The Dutch Hydrographic Service currently operates two survey vessels which entered service in 2003 and 2004: and .

=== Equipment ===
The vessels of the Dutch Hydrographic Service are equipped with the most modern hydrographic equipment available. Soundings are taken with a multibeam echosounder which covers a much larger area than a single-beam echo sounder. The vessels also tow high-resolution side-scan sonar (HRSS) and a magnetometer to detect wrecks and other obstacles.

== Tasks and operations ==
The primary task of the Dutch Hydrographic Service is to provide tools for safe navigation in Dutch waters.

Highly frequented routes require more attention than less frequented parts of the North Sea and are thus being surveyed at least every two years (some areas in the Rotterdam approach even annually)
Above that the southern part of the Dutch North Sea which attracts most of the traffic is covered with sandy shoals forming a great risk for deep-draught vessels.
The important fairways to Rotterdam and IJmuiden are maintained and surveyed by the North Sea Service (Dienst Noordzee) of the Rijkswaterstaat.

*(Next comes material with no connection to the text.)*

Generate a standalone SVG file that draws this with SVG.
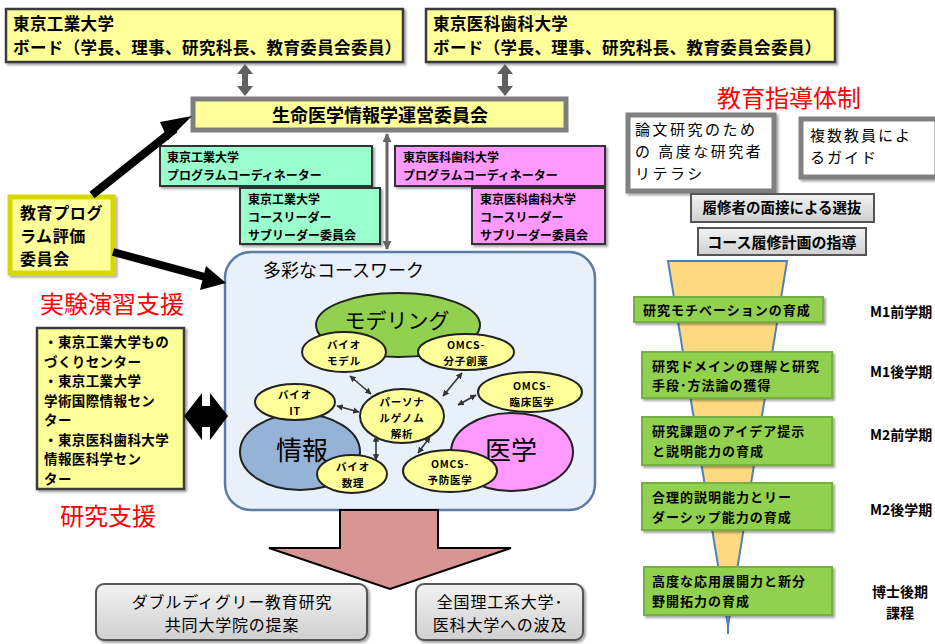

The data of soundings and the information concerning obstacles is compiled by the Dienst der Hydrografie in The Hague together with information from other sources. Charts in the A0 format are produced mainly for merchant shipping. Additionally, there are charts of the so-called 1800 series in the A2 format for recreational shipping.

Other publications are the "Netherlands Coast Pilot" (HP1) describing the coasts and harbours of the Dutch coast and the tide tables and tidal stream atlas (HP33).

Changes important for shipping concerning buoys, wrecks etc. are published in the weekly Berichten aan Zeevarenden (Dutch Notice to Mariners) in order to provide for the update of charts and pilots.

== Remarks ==
- Until a few years ago the Dutch Navy also operated an oceanographic survey vessel which was primarily used for deep sea charting. Oceanographic surveys were often carried out in collaboration with universities. The ship was sold in 2006 and now serves as arctic cruise ship.
- As the survey ships were formerly painted white the ships of the Dutch Hydrographic Service were also known as the White Fleet. Currently the vessels have a dark grey hull and a light grey superstructure.